For the better part of my first 20 or so years, an annual rite of passage marked the early days of January. Each year I would reflect on the past and make plans for the future. My aspirations matured over that time from hopes to make the baseball team one year to intentions to be a better student or commitments to read the Bible through in another year. All these year-to-year machinations were quite natural, unscripted, and simple. Basically, I wanted to become a better person.
My New Year ritual became more complex, and undeniably much more sweet, when God brought Donna into my life. Suddenly, my resolutions had to account for a girl who would soon begin to complete me, to add dimensions to my experience I could never have expected and would not desire now ever to lose. My yearly assessments and adjustments were no longer minimal, me-centered exercises. They began to include a delightful duty to become a better partner.
I have discovered a new impression, a growing awareness that presents itself with the dawn of each New Year. What began as a somewhat indecipherable whisper to my spirit on January 1, 1987 (my first New Year’s Day as someone’s Daddy), seems to have grown in volume and in mass each year to the point that now my soul resounds annually with a mild and passionate roar I can almost define with words. Since becoming a father, every New Year brings me more clarity, conviction, and concern about the world my children must pass through to get Home. Each January finds me giving ever more thought to what the next 12 months hold for my tribe. As I strain to make out what is just now rising upon the distant horizon, I invariably anticipate the next five, ten, or twenty years.

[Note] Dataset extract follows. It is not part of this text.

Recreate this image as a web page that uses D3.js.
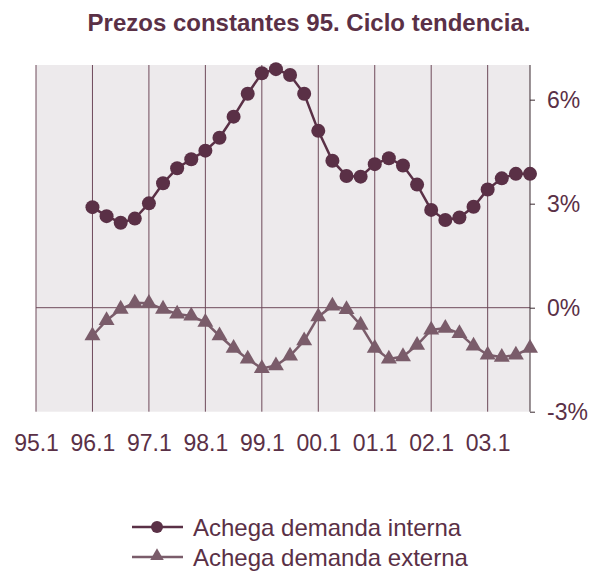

O, Lord, how might I become a better parent?
How will our kiddos fare in 2008? Are they ready for the next leg of their race? If they should find themselves in the throes of the worst-case scenario (whatever that may be), are they confident enough in God’s love, wisdom, and power to trust Him? Should they fail miserably, are they assured enough of our love for them that they find and rest in the harbor of their parents’ nurture and not to be defined by their failure? Should they succeed beyond their wildest imaginations, are they so grounded in God’s Word, so God-centered in their orientation, that they effectively maneuver around the slippery slopes and subtle pits of their triumph and find ways to honor the Giver and to serve other people?
Parents usually have definite desires for their children’s lives and designs on them as well. Donna and I are not exceptions to this general rule. We want, I suppose, what most parents want for their kids – healthy growth from childhood through adolescence to adulthood, an education that prepares them to excel, and bright prospects for their future prosperity.
In addition to these basic aspirations for our children, Donna and I hope for, pray for, and purposefully pursue some specific aims for their lives. Sure, prestigious jobs, supportive spouses who love them unreservedly, safe and secure home life, and lots of healthy, happy children – these would be sweet trimmings we would welcome in our kids’ futures. These bits and pieces, however, are actually mere accessories that, while they may make the ride less bumpy, perhaps even more enjoyable, are not at all essential to their journeys. No, the stuff we would see saturate our children’s lives is of a more simple and sturdy nature.
We want each child to know Jesus Christ personally and intimately. We want them to love His bride, the church. We want them to dream God-sized, God-given dreams and follow those dreams with gusto and grit. We want each son and daughter to engage fully in Father’s adventurous purposes for their lives. We want them to enter the fray boldly and resolutely, eager and equipped to endure to the end. We want our children to be ever-increasing in their drive towards Heaven so that when they break through the veil at life’s finish line their momentum carries them “farther up and further in” on that glorious shore than we ever imagined. We want them to bring many people with them in their wake.
While I have come to expect the annual anthem calling me to parental attentiveness and prayer, these past two New Year’s Days (2007 and 2008) I began to hear a new voice in the chorus. Did I say a new voice? Actually, I am hearing now what seems to be an entire choir singing. Admittedly, I was not so aware of this new part last year, but this past week the intensity of this relatively new set of burdens has surprised me. Now, in addition to my responsibility to become the best person, partner, and parent I can be, the New Year greets me with the welcome weight to become a better pastor.
[Please notice the order: person, partner, parent, pastor. Before God, I must be a better person before I can be a better partner, a better partner before a better parent, and a better parent before a better pastor. My tendency is to try to set those priorities on end and work from the back to the front. My walk with God comes before my walk with my spouse. Similarly, my walk with Donna precedes my walk with my children as my walk with them does my walk as your pastor.]
As a husband and father, I yearn to see my loved ones grow and prosper. In the same way, as your pastor, I long to see you, beloved, grow and prosper in 2008 and beyond. God has kindled this desire on my part for you, and He has used it this season with fresh and more pressing urgency to direct my prayers and study. I covet for you, beloved, a dream akin to that I expressed above for my children (the italicized paragraph). So, today we will begin two new series of messages. The next five Sunday mornings we will consider what it means to be “born again” (my supreme desire for us all). Sunday evenings, we will seek to chart a course for 2008 based on five foundational practices we need for this journey. These two series will be deeply personal and distinctly pastoral as God graces me to share my heart’s longing for each one of you.
To the ends of the earth until the end of time!